**GOAL**
The lines below are to be quoted exactly, from the first through the one that contains "0.509, 0.511, 0.511];".
>> begin DATA SHOWN
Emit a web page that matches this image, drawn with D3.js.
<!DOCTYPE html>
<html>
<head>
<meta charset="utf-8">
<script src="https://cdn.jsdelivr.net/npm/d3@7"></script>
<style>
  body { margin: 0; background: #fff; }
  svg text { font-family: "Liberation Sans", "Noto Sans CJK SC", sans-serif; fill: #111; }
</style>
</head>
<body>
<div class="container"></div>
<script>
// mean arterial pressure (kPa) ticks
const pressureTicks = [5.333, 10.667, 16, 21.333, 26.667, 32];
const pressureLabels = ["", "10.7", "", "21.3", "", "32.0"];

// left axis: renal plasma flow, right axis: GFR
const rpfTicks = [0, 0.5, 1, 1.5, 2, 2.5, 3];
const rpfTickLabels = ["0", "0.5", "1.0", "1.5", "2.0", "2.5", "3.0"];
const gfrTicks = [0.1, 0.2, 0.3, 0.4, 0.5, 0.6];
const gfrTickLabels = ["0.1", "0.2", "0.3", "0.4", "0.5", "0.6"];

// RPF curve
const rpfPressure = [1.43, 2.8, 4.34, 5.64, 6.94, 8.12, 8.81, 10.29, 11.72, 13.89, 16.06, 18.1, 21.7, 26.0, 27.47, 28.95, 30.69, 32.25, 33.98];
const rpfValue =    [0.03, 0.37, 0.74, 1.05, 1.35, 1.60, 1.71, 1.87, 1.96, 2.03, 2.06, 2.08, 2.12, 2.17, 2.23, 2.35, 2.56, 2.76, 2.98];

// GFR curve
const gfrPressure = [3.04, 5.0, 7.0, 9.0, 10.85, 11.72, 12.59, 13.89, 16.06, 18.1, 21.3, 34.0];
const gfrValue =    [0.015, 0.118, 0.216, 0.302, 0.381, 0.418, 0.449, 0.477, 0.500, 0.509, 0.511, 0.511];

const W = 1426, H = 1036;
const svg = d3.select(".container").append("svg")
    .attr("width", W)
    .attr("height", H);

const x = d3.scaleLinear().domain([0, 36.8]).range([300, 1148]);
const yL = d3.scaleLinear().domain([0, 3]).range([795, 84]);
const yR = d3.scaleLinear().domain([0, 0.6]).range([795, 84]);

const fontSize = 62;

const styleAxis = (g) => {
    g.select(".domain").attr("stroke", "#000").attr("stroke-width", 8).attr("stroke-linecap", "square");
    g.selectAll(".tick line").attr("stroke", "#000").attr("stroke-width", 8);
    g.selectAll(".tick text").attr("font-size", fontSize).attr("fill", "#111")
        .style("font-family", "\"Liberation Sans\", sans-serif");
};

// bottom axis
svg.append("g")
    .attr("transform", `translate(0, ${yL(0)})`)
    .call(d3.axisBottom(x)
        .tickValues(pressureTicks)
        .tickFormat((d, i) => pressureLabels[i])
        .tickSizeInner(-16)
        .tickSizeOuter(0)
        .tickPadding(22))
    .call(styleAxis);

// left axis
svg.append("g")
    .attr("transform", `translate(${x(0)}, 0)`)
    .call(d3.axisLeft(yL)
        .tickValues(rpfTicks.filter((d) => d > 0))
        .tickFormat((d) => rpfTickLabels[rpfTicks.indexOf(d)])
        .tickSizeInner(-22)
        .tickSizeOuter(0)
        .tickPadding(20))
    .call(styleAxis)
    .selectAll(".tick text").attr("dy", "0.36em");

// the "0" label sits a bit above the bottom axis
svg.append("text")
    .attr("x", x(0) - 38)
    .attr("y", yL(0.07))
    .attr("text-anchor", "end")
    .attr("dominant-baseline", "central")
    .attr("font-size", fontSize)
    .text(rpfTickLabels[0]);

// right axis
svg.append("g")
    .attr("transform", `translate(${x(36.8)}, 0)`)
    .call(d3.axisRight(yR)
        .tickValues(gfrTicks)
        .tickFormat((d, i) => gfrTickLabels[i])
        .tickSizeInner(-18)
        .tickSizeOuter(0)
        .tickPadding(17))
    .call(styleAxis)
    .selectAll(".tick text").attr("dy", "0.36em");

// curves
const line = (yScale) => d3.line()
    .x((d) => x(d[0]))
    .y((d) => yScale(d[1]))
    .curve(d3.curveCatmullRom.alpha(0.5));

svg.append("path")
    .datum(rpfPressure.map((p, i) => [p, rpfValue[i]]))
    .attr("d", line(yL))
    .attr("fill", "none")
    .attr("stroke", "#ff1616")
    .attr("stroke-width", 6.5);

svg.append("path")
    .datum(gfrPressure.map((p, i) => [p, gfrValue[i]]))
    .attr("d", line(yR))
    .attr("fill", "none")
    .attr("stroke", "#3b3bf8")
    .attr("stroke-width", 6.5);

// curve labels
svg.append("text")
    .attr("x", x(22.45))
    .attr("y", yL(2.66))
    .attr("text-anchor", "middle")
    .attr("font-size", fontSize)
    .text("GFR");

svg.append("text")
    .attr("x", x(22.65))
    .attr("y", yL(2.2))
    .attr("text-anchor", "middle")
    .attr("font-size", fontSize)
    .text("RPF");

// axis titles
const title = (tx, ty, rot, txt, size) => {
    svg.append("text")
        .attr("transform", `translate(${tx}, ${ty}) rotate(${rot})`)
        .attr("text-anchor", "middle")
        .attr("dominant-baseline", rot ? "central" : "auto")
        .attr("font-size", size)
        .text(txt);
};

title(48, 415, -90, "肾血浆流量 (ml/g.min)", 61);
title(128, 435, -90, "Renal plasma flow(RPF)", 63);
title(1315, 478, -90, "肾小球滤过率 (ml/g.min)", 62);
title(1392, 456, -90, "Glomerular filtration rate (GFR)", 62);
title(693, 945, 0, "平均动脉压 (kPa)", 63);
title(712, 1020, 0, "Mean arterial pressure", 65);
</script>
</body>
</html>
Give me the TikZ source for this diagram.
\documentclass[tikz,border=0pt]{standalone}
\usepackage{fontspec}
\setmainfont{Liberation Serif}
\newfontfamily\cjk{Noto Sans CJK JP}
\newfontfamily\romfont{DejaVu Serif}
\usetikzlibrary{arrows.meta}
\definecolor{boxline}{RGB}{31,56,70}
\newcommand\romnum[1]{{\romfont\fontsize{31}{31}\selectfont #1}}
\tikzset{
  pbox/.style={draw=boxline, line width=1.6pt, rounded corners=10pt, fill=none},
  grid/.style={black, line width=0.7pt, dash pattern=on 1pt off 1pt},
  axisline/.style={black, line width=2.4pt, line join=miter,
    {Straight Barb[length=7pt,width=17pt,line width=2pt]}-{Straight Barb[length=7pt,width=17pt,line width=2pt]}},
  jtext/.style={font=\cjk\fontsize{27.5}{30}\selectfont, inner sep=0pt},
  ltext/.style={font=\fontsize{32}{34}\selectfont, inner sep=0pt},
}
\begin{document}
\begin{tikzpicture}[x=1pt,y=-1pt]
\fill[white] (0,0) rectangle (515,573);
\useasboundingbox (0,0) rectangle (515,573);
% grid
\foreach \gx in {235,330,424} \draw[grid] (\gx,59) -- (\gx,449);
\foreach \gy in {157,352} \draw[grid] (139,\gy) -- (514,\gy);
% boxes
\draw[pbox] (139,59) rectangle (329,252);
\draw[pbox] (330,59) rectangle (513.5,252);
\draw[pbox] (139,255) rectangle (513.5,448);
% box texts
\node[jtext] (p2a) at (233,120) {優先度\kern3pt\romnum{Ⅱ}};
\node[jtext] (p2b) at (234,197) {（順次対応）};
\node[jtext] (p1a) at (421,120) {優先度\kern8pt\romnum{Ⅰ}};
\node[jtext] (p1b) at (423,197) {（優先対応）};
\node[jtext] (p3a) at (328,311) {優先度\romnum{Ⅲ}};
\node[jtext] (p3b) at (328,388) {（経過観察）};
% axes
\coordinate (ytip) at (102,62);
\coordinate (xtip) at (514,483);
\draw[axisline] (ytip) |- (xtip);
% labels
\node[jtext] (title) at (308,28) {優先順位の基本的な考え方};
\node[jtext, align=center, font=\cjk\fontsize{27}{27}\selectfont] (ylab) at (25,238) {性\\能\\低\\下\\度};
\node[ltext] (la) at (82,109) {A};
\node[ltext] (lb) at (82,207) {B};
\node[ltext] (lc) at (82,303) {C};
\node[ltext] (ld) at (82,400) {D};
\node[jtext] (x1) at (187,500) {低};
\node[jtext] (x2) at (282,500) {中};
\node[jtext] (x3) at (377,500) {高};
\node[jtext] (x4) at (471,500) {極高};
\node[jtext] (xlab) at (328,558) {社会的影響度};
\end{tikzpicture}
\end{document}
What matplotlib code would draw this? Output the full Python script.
>> end DATA SHOWN
**RESULT OF THIS EXERCISE**
Emit a web page that matches this image, drawn with D3.js.
<!DOCTYPE html>
<html>
<head>
<meta charset="utf-8">
<script src="https://cdn.jsdelivr.net/npm/d3@7"></script>
<style>
  body { margin: 0; background: #fff; }
  svg text { font-family: "Liberation Sans", "Noto Sans CJK SC", sans-serif; fill: #111; }
</style>
</head>
<body>
<div class="container"></div>
<script>
// mean arterial pressure (kPa) ticks
const pressureTicks = [5.333, 10.667, 16, 21.333, 26.667, 32];
const pressureLabels = ["", "10.7", "", "21.3", "", "32.0"];

// left axis: renal plasma flow, right axis: GFR
const rpfTicks = [0, 0.5, 1, 1.5, 2, 2.5, 3];
const rpfTickLabels = ["0", "0.5", "1.0", "1.5", "2.0", "2.5", "3.0"];
const gfrTicks = [0.1, 0.2, 0.3, 0.4, 0.5, 0.6];
const gfrTickLabels = ["0.1", "0.2", "0.3", "0.4", "0.5", "0.6"];

// RPF curve
const rpfPressure = [1.43, 2.8, 4.34, 5.64, 6.94, 8.12, 8.81, 10.29, 11.72, 13.89, 16.06, 18.1, 21.7, 26.0, 27.47, 28.95, 30.69, 32.25, 33.98];
const rpfValue =    [0.03, 0.37, 0.74, 1.05, 1.35, 1.60, 1.71, 1.87, 1.96, 2.03, 2.06, 2.08, 2.12, 2.17, 2.23, 2.35, 2.56, 2.76, 2.98];

// GFR curve
const gfrPressure = [3.04, 5.0, 7.0, 9.0, 10.85, 11.72, 12.59, 13.89, 16.06, 18.1, 21.3, 34.0];
const gfrValue =    [0.015, 0.118, 0.216, 0.302, 0.381, 0.418, 0.449, 0.477, 0.500, 0.509, 0.511, 0.511];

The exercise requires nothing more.